Google's Gmail e-mail service is down for an undetermined number of users, and while the outage has been partially fixed, some people could be locked out of their accounts for many more hours.
In its latest update about the problem, posted at around 9:30 a.m. U.S. Eastern Time on Tuesday, Google said that it could take between 24 and 36 hours from that moment to restore all affected accounts.
A Google spokesman characterized the problem as "a minor issue" that struck at 5 a.m. Within 30 minutes, the service had been restored for "nearly all affected users," he said via e-mail at 4:30 p.m. on Tuesday.
"We are working to fix the issue for the few users still affected. We know how important e-mail is to our users, so we take issues like this very seriously and apologize for the inconvenience," he said.

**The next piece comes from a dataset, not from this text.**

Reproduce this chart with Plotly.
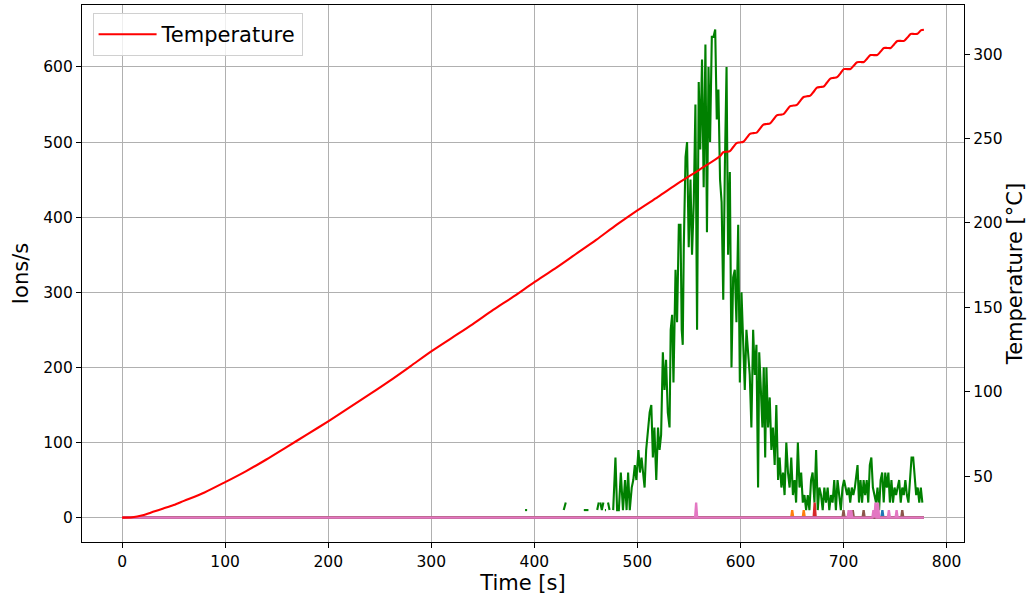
import plotly.graph_objects as go

# ---------------- data ----------------
# Temperature (right axis)
temp_time = [0, 10, 20, 30, 40, 50, 60, 80, 100, 120, 140, 160, 180, 200, 220, 240, 260, 280,
             300, 320, 340, 360, 380, 400, 420, 440, 460, 480, 500, 520, 540, 560,
             580.00, 583.25, 586.50, 589.75, 593.00, 596.25, 599.50, 602.75, 606.00, 609.25,
             612.50, 615.75, 619.00, 622.25, 625.50, 628.75, 632.00, 635.25, 638.50, 641.75,
             645.00, 648.25, 651.50, 654.75, 658.00, 661.25, 664.50, 667.75, 671.00, 674.25,
             677.50, 680.75, 684.00, 687.25, 690.50, 693.75, 697.00, 700.25, 703.50, 706.75,
             710.00, 713.25, 716.50, 719.75, 723.00, 726.25, 729.50, 732.75, 736.00, 739.25,
             742.50, 745.75, 749.00, 752.25, 755.50, 758.75, 762.00, 765.25, 768.50, 771.75,
             775.00, 778.00]
temp_value = [25.6, 25.8, 27.0, 29.0, 31.0, 33.0, 35.5, 40.5, 46.6, 53.0, 60.0, 67.5, 75.0, 82.6,
              90.5, 98.5, 106.7, 115.3, 124.0, 132.0, 140.0, 148.5, 156.5, 165.0, 173.0, 181.5,
              190.0, 199.0, 207.5, 215.5, 223.7, 231.5,
              239.5, 241.9, 242.2, 242.6, 245.0, 247.3, 247.7, 248.1, 250.4, 252.8,
              253.2, 253.5, 255.9, 258.2, 258.6, 259.0, 261.3, 263.7, 264.1, 264.4,
              266.8, 269.2, 269.5, 269.9, 272.3, 274.6, 275.0, 275.4, 277.7, 280.1,
              280.5, 280.8, 283.2, 285.5, 285.9, 286.3, 288.6, 291.1, 291.1, 291.2,
              293.2, 295.2, 295.3, 295.3, 297.4, 299.4, 299.4, 299.5, 301.5, 303.6,
              303.6, 303.6, 305.7, 307.7, 307.8, 307.8, 309.8, 311.9, 311.9, 312.0,
              314.0, 314.4]

# Main ion signal (green); None marks gaps (no counts)
green_time = [391, 393, None, 428.5, 430.5, None, 448, 450, 452.5, None, 461, 462.5, None,
              464, 465.5, 467, None, 468.5, 469.5, None, 471.5, 473, None,
              476.5, 478.7, 480.3, 482, 483.9, 486, 488, 489.5, 491, 492.6, 494.5, 496, 497.5, 499,
              501, 502.5, 504, 505.5, 507, 508.5, 510, 511.9, 513.5, 515, 516.5, 518.3, 520, 521.5,
              523, 524.7, 526.3, 527.8, 529.5, 531.2, 532.3, 533.7, 535, 537, 538.5, 540.2, 541.8,
              543, 544, 545, 546.7, 548.2, 549.8, 551.5, 553, 554.7, 556.3, 557.9, 559.5, 561,
              562.7, 564.3, 566, 567.5, 569, 570.5, 572.2, 573.8, 575.5, 577, 578.6, 580.2, 581.7,
              583.3, 584.9, 586.5, 588, 589.7, 591.3, 592.9, 594.5, 596.1, 597.8, 599.4, 601,
              602.6, 604.2, 605.8, 607.4, 609, 610.6, 612.3, 613.9, 615.5, 617.1, 618.2, 619.5,
              621.3, 622.6, 624, 625.2, 626.8, 628.4, 630, 631.5, 633.2, 634.8, 636.5, 638, 639.7,
              641.3, 642.8, 644.5, 646.1, 647.7, 649.3, 650.9, 652.5, 654, 655.7, 657.3, 658.9,
              660.5, 662.1, 663.7, 665.3, 666.9, 668.5, 670, 671.8, 673.4, 675, 676.6, 678.2,
              679.8, 681.4, 683, 684.6, 686.2, 687.8, 689.4, 691, 692.6, 694.2, 695.8, 697.4, 699,
              700.5, 702, 703.5, 705, 706.5, 708, 709.5, 711, 713.6, 715, 716.5, 718, 719.5, 721,
              722.5, 724, 725.5, 727, 728.5, 730, 731.5, 733, 734.5, 736, 737.5, 739, 740.5, 742,
              743.5, 745, 746.5, 748, 749.5, 751, 752.5, 754, 755.5, 757, 758.5, 760, 761.5, 763,
              764.5, 766, 767.6, 769, 770.5, 772, 773.5, 775, 776.5]
green_value = [10, 10, None, 10, 20, None, 10, 10, 10, None, 10, 20, None,
               20, 10, 20, None, 10, 10, None, 20, 10, None,
               10, 80, 10, 10, 60, 10, 50, 10, 60, 10, 40, 50, 70, 50,
               90, 60, 80, 60, 40, 90, 110, 140, 150, 80, 120, 50, 120, 90,
               110, 220, 170, 210, 140, 120, 250, 270, 180, 330, 260, 390, 390,
               250, 230, 360, 480, 500, 360, 450, 350, 420, 550, 250, 580, 490,
               610, 440, 630, 380, 600, 500, 640, 640, 650, 530, 570, 450, 420,
               290, 470, 600, 350, 460, 200, 320, 330, 260, 390, 180, 300,
               220, 170, 250, 220, 190, 120, 250, 190, 230, 40, 220, 180,
               120, 200, 80, 200, 120, 160, 90, 120, 70, 150, 50, 80, 40,
               60, 30, 100, 60, 40, 80, 30, 50, 20, 100, 40, 60,
               20, 30, 10, 30, 10, 50, 60, 20, 90, 10, 40, 30,
               10, 40, 20, 40, 10, 30, 20, 50, 10, 50, 30, 10, 40,
               50, 40, 30, 40, 20, 40, 30, 40, 70, 20, 50, 20, 50, 30,
               50, 20, 70, 80, 40, 30, 20, 40, 10, 50, 60, 20, 60, 40,
               60, 20, 50, 20, 40, 30, 40, 50, 20, 40, 30, 50, 30, 20,
               50, 80, 80, 50, 30, 40, 20, 40, 20]

# Minor ion channels: zero except for a few short spikes
t_end = 778
blue_spike_t, blue_spike_v = [737.7], [10]
orange_spike_t, orange_spike_v = [650.2, 661.4], [10, 10]
red_spike_t, red_spike_v = [672.0], [20]
purple_spike_t, purple_spike_v = [], []
brown_spike_t, brown_spike_v = [700.0, 709.0, 719.5, 757.0], [10, 10, 10, 10]
pink_spike_t = [557.0, 705.0, 707.5, 729.0, 731.0, 733.5, 744.0, 751.5]
pink_spike_v = [20, 10, 10, 10, 20, 20, 10, 10]

x_ticks = [0, 100, 200, 300, 400, 500, 600, 700, 800]
y_ticks = [0, 100, 200, 300, 400, 500, 600]
y2_ticks = [50, 100, 150, 200, 250, 300]


def spike_series(times, values, half=1.0):
    ts, vs = [0], [0]
    for t, v in zip(times, values):
        ts += [t - half, t, t + half]
        vs += [0, v, 0]
    ts.append(t_end)
    vs.append(0)
    return ts, vs


FONT = "DejaVu Sans"
fig = go.Figure()

channels = [
    (blue_spike_t, blue_spike_v, "#1f77b4"),
    (orange_spike_t, orange_spike_v, "#ff7f0e"),
    None,  # green goes here
    (red_spike_t, red_spike_v, "#d62728"),
    (purple_spike_t, purple_spike_v, "#9467bd"),
    (brown_spike_t, brown_spike_v, "#8c564b"),
    (pink_spike_t, pink_spike_v, "#e377c2"),
]
for ch in channels:
    if ch is None:
        fig.add_trace(go.Scatter(x=green_time, y=green_value, mode="lines",
                                 line=dict(color="#008000", width=2.1),
                                 connectgaps=False, showlegend=False, hoverinfo="skip"))
        continue
    ts, vs = spike_series(ch[0], ch[1])
    fig.add_trace(go.Scatter(x=ts, y=vs, mode="lines",
                             line=dict(color=ch[2], width=2.3),
                             showlegend=False, hoverinfo="skip"))

fig.add_trace(go.Scatter(x=temp_time, y=temp_value, mode="lines", name="Temperature",
                         line=dict(color="#ff0000", width=2.1, shape="spline", smoothing=0.8),
                         yaxis="y2"))

axis_common = dict(showline=True, linecolor="black", linewidth=1.1, ticks="outside",
                   ticklen=5, tickwidth=1.1, tickcolor="black", automargin=False,
                   tickfont=dict(family=FONT, size=15.5, color="black"),
                   zeroline=False)

fig.update_layout(
    width=1035, height=604,
    margin=dict(l=82, r=71, t=5, b=62),
    paper_bgcolor="white", plot_bgcolor="white",
    font=dict(family=FONT, color="black"),
    xaxis=dict(range=[-38.9, 816.9], tickvals=x_ticks, showgrid=True, gridcolor="#b0b0b0",
               gridwidth=1, mirror=True,
               title=dict(text="Time [s]", font=dict(family=FONT, size=21, color="black"),
                          standoff=4),
               **axis_common),
    yaxis=dict(range=[-32.5, 682.5], tickvals=y_ticks, showgrid=True, gridcolor="#b0b0b0",
               gridwidth=1, mirror=True,
               title=dict(text="Ions/s", font=dict(family=FONT, size=21, color="black"),
                          standoff=8),
               **axis_common),
    yaxis2=dict(range=[11.15, 329.05], tickvals=y2_ticks, overlaying="y", side="right",
                showgrid=False, anchor="x",
                title=dict(text="Temperature [°C]", font=dict(family=FONT, size=21, color="black"),
                           standoff=4),
                **axis_common),
    legend=dict(x=0.012, y=0.985, xanchor="left", yanchor="top", itemwidth=58,
                bgcolor="rgba(255,255,255,0.8)", bordercolor="#d0d0d0", borderwidth=1,
                font=dict(family=FONT, size=21, color="black")),
)

fig.write_html("out.html", config={"displayModeBar": False},
               post_script="document.body.style.margin='0';")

The issue, which at its peak affected "a small subset of users," prevents people from accessing their accounts. About two weeks ago, Gmail suffered a major outage that affected many of its users worldwide and lasted for two and a half hours. Gmail also ran into problems several times in August and October of last year.
The outages affect all types of people, from casual users who use Gmail for personal communications to those who rely on it for their work e-mail as part of the Google Apps hosted collaboration and communication suite. This is because Google serves all of its Gmail users from the same datacenter infrastructure, including Apps Premier users, who pay for their service and are covered by a 99.9 percent uptime commitment.
One outage, on Aug. 11, lasted about two hours, but affected almost all Apps Premier users. Others on Aug. 6 and Aug. 15 hit a small number of Apps Premier users, but both outages were lengthy, affecting some users for more than 24 hours. In all of the incidents, users were unable to access their Gmail accounts. In mid-October, an outage locked some affected users out of their Gmail accounts for about 30 hours. Later that same month, a glitch delayed by days the activation of the Gmail service for new Apps subscribers, leaving them without e-mail access during that time.
Shortly after the Gmail outage in February, Google delivered a previously promised dashboard with the performance status of Apps services.